T wo parallel and loving boats
With dragon bows and phoenix sterns
Double rows of nails
I carry five boy-lovers per boat
And ten per pair.
But, let you be reproved, you ingrate!
Profiting from me, and forgetting me
What am I?
The above riddle refers to a pair of clogs, footwear imbued with symbolic meaning in Vietnam. One popular legend tells of a pair of stone clogs passed down for generations by a family in Cao Bang, high in Vietnam’s northern mountains.
Cao Bang was situated in what was then known as the Vu Dinh region of Van Lang – as the nation was then called. Vu Dinh was divided into nine zones, each of which was governed by a Po, or landlord. Highly competitive, the nine Po organized a contest to determine who was the most skillful.
One Po displayed his skill at planting rice seedlings, another his prowess at building boats, another his ability to grind a ploughshare into a needle in just one day. One was proud of his poetry, another of his skill at building citadels. The last Po showed off his proficiency at carving stone clogs. This Po managed to make a massive pair of stone clogs, which later generations used to span a stream in Ban Thanh village. This unusual bridge still exists today.
Given Vietnam’s hot and humid climate and their days spent wading in wet rice paddies or fishing, Vietnamese people usually went barefoot.
At the end of the 10th century, King Le Dai Hanh often wore nothing but a loin-cloth, his feet bare. A Chinese Tong dynasty official, having been snubbed by King Le Dai Hanh, made a disdainful report about the rustic ways of the Vietnamese court. In fact, up until the Tran Dynasty (1225-1400AD), most Vietnamese people went barefoot.
Even in those early times, however, clogs were not unknown. Ancient Chinese books like Nam Viet Chi and Giao Chau Ky record that in the third century, the leader of a Vietnamese resistance movement, Ba Trieu, wore a pair of ivory clogs. “Lady Trieu Au with breasts three meters long never married,” reports a surprising passage in Giao Chau Ky. “Walking on stilts, she used to wear a type of clogs called Kim De Kich.”
Formerly, on cold days, men and women from rural areas would don clogs made from bamboo roots when attending festivals or visiting friends.
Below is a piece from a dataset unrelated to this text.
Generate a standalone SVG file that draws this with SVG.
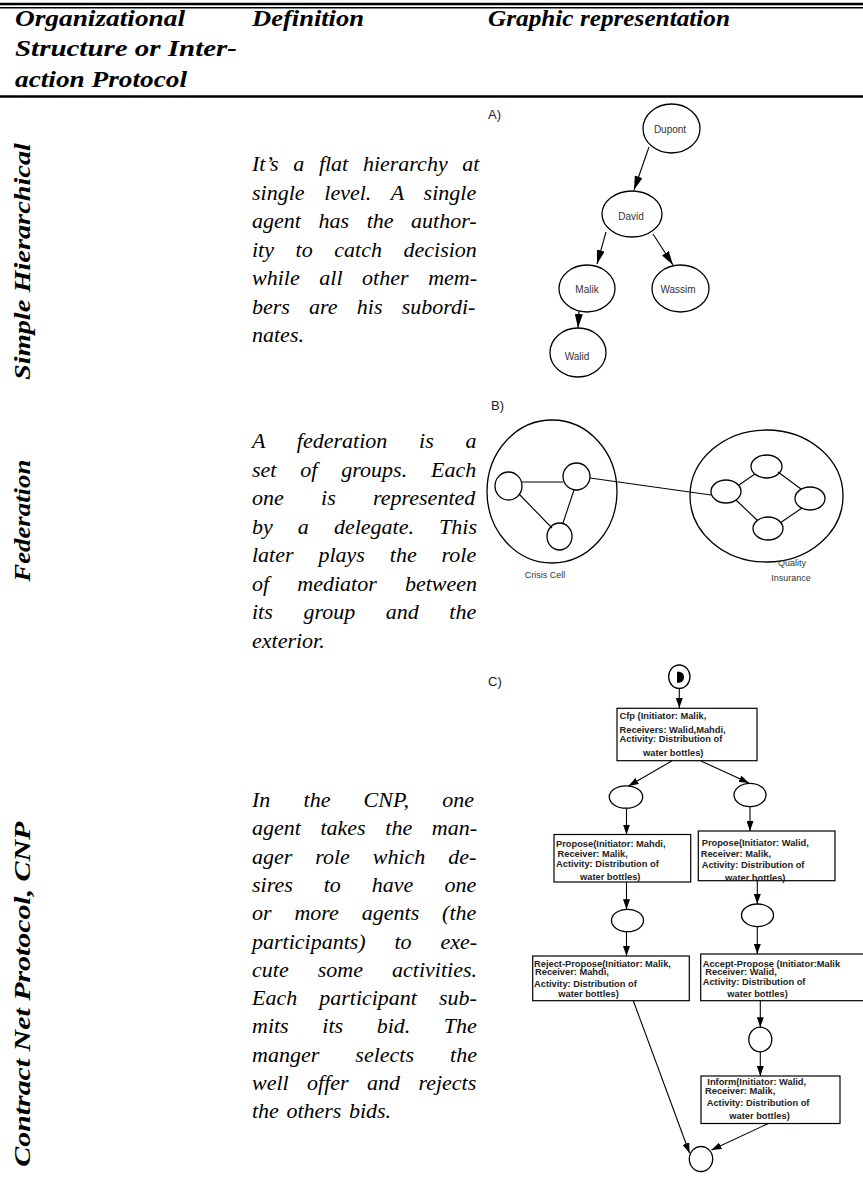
<svg xmlns="http://www.w3.org/2000/svg" width="863" height="1182" viewBox="0 0 863 1182">
<defs>
<style>
.hd{font-family:"Liberation Serif",serif;font-style:italic;font-weight:bold;font-size:23px;fill:#000}
.df{font-family:"Liberation Serif",serif;font-style:italic;font-size:22px;fill:#000}
.na{font-family:"Liberation Sans",Arial,sans-serif;font-size:10px;fill:#333;text-anchor:middle}
.fl{font-family:"Liberation Sans",Arial,sans-serif;font-size:9px;fill:#333;text-anchor:middle}
.tg{font-family:"Liberation Sans",Arial,sans-serif;font-size:13px;fill:#222}
.cn{font-family:"Liberation Sans",Arial,sans-serif;font-size:9.3px;font-weight:bold;fill:#222}
.nd{fill:#fff;stroke:#000;stroke-width:1.3}
.big{fill:none;stroke:#000;stroke-width:1.3}
.bx{fill:#fff;stroke:#000;stroke-width:1.2}
.ln{fill:none;stroke:#000;stroke-width:1.1}
.rule{stroke:#000}
</style>
<marker id="ha" viewBox="0 0 14 8" refX="14" refY="4" markerWidth="14" markerHeight="8" markerUnits="userSpaceOnUse" orient="auto"><path d="M0,0 L14,4 L0,8 z" fill="#000"/></marker>
<marker id="hc" viewBox="0 0 10 7" refX="10" refY="3.5" markerWidth="10" markerHeight="7" markerUnits="userSpaceOnUse" orient="auto"><path d="M0,0 L10,3.5 L0,7 z" fill="#000"/></marker>
</defs>
<rect width="863" height="1182" fill="#fff"/>

<g id="rules">
<line class="rule" x1="0" y1="4" x2="863" y2="4" stroke-width="2.6"/>
<line class="rule" x1="0" y1="7.8" x2="863" y2="7.8" stroke-width="1.4"/>
<line class="rule" x1="0" y1="96.5" x2="863" y2="96.5" stroke-width="2.6"/>
</g>

<g id="header">
<text class="hd" x="15" y="25.5" textLength="170" lengthAdjust="spacingAndGlyphs">Organizational</text>
<text class="hd" x="15" y="56" textLength="222" lengthAdjust="spacingAndGlyphs">Structure or Inter-</text>
<text class="hd" x="15" y="86.5" textLength="172" lengthAdjust="spacingAndGlyphs">action Protocol</text>
<text class="hd" x="252" y="25.5" textLength="112" lengthAdjust="spacingAndGlyphs">Definition</text>
<text class="hd" x="488" y="25.5" textLength="242" lengthAdjust="spacingAndGlyphs">Graphic representation</text>
</g>

<g id="row-labels">
<text class="hd" transform="translate(30,380) rotate(-90)" textLength="237" lengthAdjust="spacingAndGlyphs">Simple Hierarchical</text>
<text class="hd" transform="translate(30,581.7) rotate(-90)" textLength="122" lengthAdjust="spacingAndGlyphs">Federation</text>
<text class="hd" transform="translate(30,1166.7) rotate(-90)" textLength="345" lengthAdjust="spacingAndGlyphs">Contract Net Protocol, CNP</text>
</g>

<g id="definitions">
<text class="df" x="252" y="171" style="word-spacing:9.2px">It’s a flat hierarchy at</text>
<text class="df" x="252" y="199.5" style="word-spacing:14.3px">single level. A single</text>
<text class="df" x="252" y="228" style="word-spacing:12.1px">agent has the author-</text>
<text class="df" x="252" y="256.5" style="word-spacing:16.1px">ity to catch decision</text>
<text class="df" x="252" y="285" style="word-spacing:14.1px">while all other mem-</text>
<text class="df" x="252" y="313.5" style="word-spacing:13.7px">bers are his subordi-</text>
<text class="df" x="252" y="342">nates.</text>

<text class="df" x="252" y="448" style="word-spacing:26.3px">A federation is a</text>
<text class="df" x="252" y="476.5" style="word-spacing:18.4px">set of groups. Each</text>
<text class="df" x="252" y="505" style="word-spacing:31.8px">one is represented</text>
<text class="df" x="252" y="533.5" style="word-spacing:19.6px">by a delegate. This</text>
<text class="df" x="252" y="562" style="word-spacing:19.4px">later plays the role</text>
<text class="df" x="252" y="590.5" style="word-spacing:22.7px">of mediator between</text>
<text class="df" x="252" y="619" style="word-spacing:25.1px">its group and the</text>
<text class="df" x="252" y="647.5">exterior.</text>

<text class="df" x="252" y="807" style="word-spacing:27.7px">In the CNP, one</text>
<text class="df" x="252" y="835.3" style="word-spacing:14.1px">agent takes the man-</text>
<text class="df" x="252" y="863.6" style="word-spacing:17.4px">ager role which de-</text>
<text class="df" x="252" y="891.9" style="word-spacing:25.5px">sires to have one</text>
<text class="df" x="252" y="920.2" style="word-spacing:17.4px">or more agents (the</text>
<text class="df" x="252" y="948.5" style="word-spacing:23.3px">participants) to exe-</text>
<text class="df" x="252" y="976.8" style="word-spacing:23.6px">cute some activities.</text>
<text class="df" x="252" y="1005.1" style="word-spacing:16.5px">Each participant sub-</text>
<text class="df" x="252" y="1033.4" style="word-spacing:28.1px">mits its bid. The</text>
<text class="df" x="252" y="1061.7" style="word-spacing:30.6px">manger selects the</text>
<text class="df" x="252" y="1090" style="word-spacing:12.9px">well offer and rejects</text>
<text class="df" x="252" y="1118.3" style="word-spacing:2px">the others bids.</text>
</g>

<g id="tags">
<text class="tg" x="488" y="119">A)</text>
<text class="tg" x="491" y="410">B)</text>
<text class="tg" x="488" y="686">C)</text>
</g>

<g id="dupont"><ellipse class="nd" cx="671.5" cy="128.5" rx="28.5" ry="24.5"/><text class="na" x="670" y="133">Dupont</text></g>
<g id="david"><ellipse class="nd" cx="632" cy="214" rx="30" ry="23"/><text class="na" x="631" y="219.5">David</text></g>
<g id="malik"><ellipse class="nd" cx="587" cy="288.5" rx="28" ry="23.5"/><text class="na" x="587" y="293">Malik</text></g>
<g id="wassim"><ellipse class="nd" cx="680.5" cy="288.5" rx="28.5" ry="23.5"/><text class="na" x="678" y="293">Wassim</text></g>
<g id="walid"><ellipse class="nd" cx="578" cy="352.5" rx="28" ry="24.5"/><text class="na" x="577" y="359.5">Walid</text></g>

<g id="crisis-cell">
<ellipse class="big" cx="552" cy="491.5" rx="65" ry="71.5"/>
<text class="fl" x="545" y="578">Crisis Cell</text>
</g>
<g id="quality-insurance">
<ellipse class="big" cx="766.5" cy="496" rx="76.5" ry="66"/>
<text class="fl" x="792" y="566">Quality</text>
<text class="fl" x="791" y="581">Insurance</text>
</g>
<g id="cc-a"><ellipse class="nd" cx="508.5" cy="486" rx="13.5" ry="14"/></g>
<g id="cc-b"><ellipse class="nd" cx="576.5" cy="476.5" rx="13.5" ry="13.5"/></g>
<g id="cc-c"><ellipse class="nd" cx="559.5" cy="536.5" rx="12.5" ry="13.5"/></g>
<g id="qi-a"><ellipse class="nd" cx="726" cy="491.5" rx="15" ry="11.5"/></g>
<g id="qi-b"><ellipse class="nd" cx="766.5" cy="466.5" rx="15.5" ry="11.5"/></g>
<g id="qi-c"><ellipse class="nd" cx="810" cy="498.5" rx="15" ry="11.5"/></g>
<g id="qi-d"><ellipse class="nd" cx="768" cy="528.5" rx="15" ry="11.5"/></g>

<g id="start">
<ellipse class="nd" cx="679.3" cy="676.7" rx="10.7" ry="11.7"/>
<path d="M677,671.7 L679.5,671.7 Q684,672.7 684,677 Q684,681.5 679.5,682.7 L677,682.7 Z" fill="#000"/>
</g>
<g id="cfp">
<rect class="bx" x="617" y="708.3" width="140" height="52.4"/>
<text class="cn" x="619.5" y="718.5">Cfp (Initiator: Malik,</text>
<text class="cn" x="619.5" y="732.8">Receivers: Walid,Mahdi,</text>
<text class="cn" x="619.5" y="742.3">Activity: Distribution of</text>
<text class="cn" x="643" y="756">water bottles)</text>
</g>
<g id="s1"><ellipse class="nd" cx="626" cy="797" rx="16.7" ry="11.2"/></g>
<g id="s2"><ellipse class="nd" cx="750" cy="795" rx="16" ry="11.7"/></g>
<g id="propose-mahdi">
<rect class="bx" x="554" y="834.5" width="136.7" height="47.5"/>
<text class="cn" x="556" y="846.5">Propose(Initiator: Mahdi,</text>
<text class="cn" x="557.5" y="856.5">Receiver: Malik,</text>
<text class="cn" x="556" y="867.3">Activity: Distribution of</text>
<text class="cn" x="580" y="880.3">water bottles)</text>
</g>
<g id="propose-walid">
<rect class="bx" x="698.3" y="831" width="136.7" height="49.7"/>
<text class="cn" x="701.7" y="845.5">Propose(Initiator: Walid,</text>
<text class="cn" x="700.7" y="857.3">Receiver: Malik,</text>
<text class="cn" x="701.7" y="867.5">Activity: Distribution of</text>
<text class="cn" x="725" y="880.5">water bottles)</text>
</g>
<g id="s3"><ellipse class="nd" cx="627.5" cy="920.5" rx="16" ry="11.2"/></g>
<g id="s4"><ellipse class="nd" cx="757.5" cy="915.3" rx="16" ry="11.3"/></g>
<g id="reject-propose">
<rect class="bx" x="532.7" y="956" width="156.6" height="44.7"/>
<text class="cn" x="534" y="966.8">Reject-Propose(Initiator: Malik,</text>
<text class="cn" x="535" y="975">Receiver: Mahdi,</text>
<text class="cn" x="534" y="986.7">Activity: Distribution of</text>
<text class="cn" x="558.3" y="996.5">water bottles)</text>
</g>
<g id="accept-propose">
<rect class="bx" x="700.7" y="954" width="170" height="46.7"/>
<text class="cn" x="702.7" y="966.8">Accept-Propose (Initiator:Malik</text>
<text class="cn" x="705.3" y="974.5">Receiver: Walid,</text>
<text class="cn" x="702.7" y="985.3">Activity: Distribution of</text>
<text class="cn" x="727.3" y="997.3">water bottles)</text>
</g>
<g id="s5"><ellipse class="nd" cx="760.3" cy="1039.5" rx="11.5" ry="12.3"/></g>
<g id="inform">
<rect class="bx" x="701" y="1076" width="139" height="47.5"/>
<text class="cn" x="707.3" y="1085">Inform(Initiator: Walid,</text>
<text class="cn" x="705" y="1093.5">Receiver: Malik,</text>
<text class="cn" x="706.7" y="1106">Activity: Distribution of</text>
<text class="cn" x="729.3" y="1119.3">water bottles)</text>
</g>
<g id="end"><ellipse class="nd" cx="701" cy="1159" rx="11.7" ry="12.5"/></g>

<g id="connectors">
<line class="ln" x1="649" y1="147" x2="634" y2="190" marker-end="url(#ha)"/>
<line class="ln" x1="606" y1="232" x2="597" y2="264" marker-end="url(#ha)"/>
<line class="ln" x1="653" y1="234" x2="673" y2="265" marker-end="url(#ha)"/>
<line class="ln" x1="579" y1="311" x2="578" y2="328" marker-end="url(#ha)"/>
<line class="ln" x1="522" y1="482" x2="563" y2="482"/>
<line class="ln" x1="519" y1="494" x2="552" y2="528"/>
<line class="ln" x1="574" y1="490" x2="563" y2="523"/>
<line class="ln" x1="739" y1="485" x2="755" y2="474"/>
<line class="ln" x1="778" y1="472" x2="801" y2="489"/>
<line class="ln" x1="736" y1="500" x2="757" y2="520"/>
<line class="ln" x1="802" y1="508" x2="780" y2="523"/>
<line class="ln" x1="590" y1="478" x2="711" y2="495"/>
<line class="ln" x1="679.3" y1="688.5" x2="679.3" y2="708" marker-end="url(#hc)"/>
<line class="ln" x1="671.7" y1="761" x2="628.5" y2="786" marker-end="url(#hc)"/>
<line class="ln" x1="701" y1="761" x2="749" y2="783" marker-end="url(#hc)"/>
<line class="ln" x1="626.5" y1="808.2" x2="626.5" y2="834.5" marker-end="url(#hc)"/>
<line class="ln" x1="750" y1="806.7" x2="750" y2="831" marker-end="url(#hc)"/>
<line class="ln" x1="626.5" y1="882" x2="626.5" y2="909.3" marker-end="url(#hc)"/>
<line class="ln" x1="757.3" y1="880.7" x2="757.3" y2="904" marker-end="url(#hc)"/>
<line class="ln" x1="626.5" y1="931.7" x2="626.5" y2="956" marker-end="url(#hc)"/>
<line class="ln" x1="757.3" y1="926.6" x2="757.3" y2="954" marker-end="url(#hc)"/>
<line class="ln" x1="760.3" y1="1000.7" x2="760.3" y2="1027.2" marker-end="url(#hc)"/>
<line class="ln" x1="760.3" y1="1051.8" x2="760.3" y2="1076" marker-end="url(#hc)"/>
<line class="ln" x1="633.3" y1="1000.7" x2="689.5" y2="1153" marker-end="url(#hc)"/>
<line class="ln" x1="768.3" y1="1123.5" x2="711.5" y2="1150" marker-end="url(#hc)"/>
</g>
</svg>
At home they wrote wooden clogs with vertical straps to protect the toes.
In Phu Yen in south-central Vietnam, people generally made their own clogs. They favored thick soles with slightly turned-up tips. The traps, which attached through a hole in the front and a pair of holes on the sides, were braided from soft cloth. Because the sole was curved at the front, the knot of the front strap did not rub on the ground.
The soles of women’s clogs were shaped like hour-glasses, while men’s clogs -known as “sampan clogs”- had straight soles. Made of white wood, Phu Yen clogs were left unpainted, while those from the central city of Hue were often painted in black and brown with a pale colored triangle on the side of the sole. Only well-to-do men wore painted clogs. Some areas called clogs don, hence the saying “a foot with a shoe, a foot with a don” to indicate rich people who put on airs.
Up until the 1940s, young pupils at public schools in the southern province of Ben Tre wore clogs. Before the August Revolution in 1945, clogs produced in Hue were called “capital clogs” or guoc kinh. These clogs had soles made from coconut shells or light wood, painted white and gold with embroidered straps. An advertisement from a Hanoi newspaper in the 1940s reads:
“Like finding a needle at the bottom of the sea, now, Flying Horse clogs have been discovered!”
In the 1950s and 1960s, wooden clogs produced in Dong Do village in the Thanh Tri district of Hanoi and Ke Giay in Ha Tay province were taken to 12 Hang Ga street or Bach Mai street in Hanoi to be painted and sold. As the following poem reveals,clogs were considered extremely romantic by young girls of the time:
Clogs long unheard
On the tree-lined streets
And spring comes, apples fall,
I remember your zither sounds.
By the 1970s, plastic clogs rivaled wooden clogs in popularity. Considered stylish and comfortable, clogs could offer other, more unusual, benefits. Travelers would sometimes bore holes in the wooden soles to hide gold or jewels.
While countless Vietnamese poets have waxed lyrical about the conical hat and traditional ao dai tunic, clogs have been all but ignored by the nation’s bards. One exception is the following Ca Dao poem:
“A walk in clogs round the garden in the morning,
Herons are singing and crying
Half for fate, half for their destiny.
Ca dao poem from south-central Vietnam
On the other hand, clogs are often the subject of riddles:
Two females in colored dresses
Each carrying five males on their backs
On the way, talk and chat,
And left alone at home: fed up!
What is this?
From Ba Trieu’s ivory clogs to clogs made of bamboo, wood and plastic, this humble footwear has covered a lot of ground on Vietnam.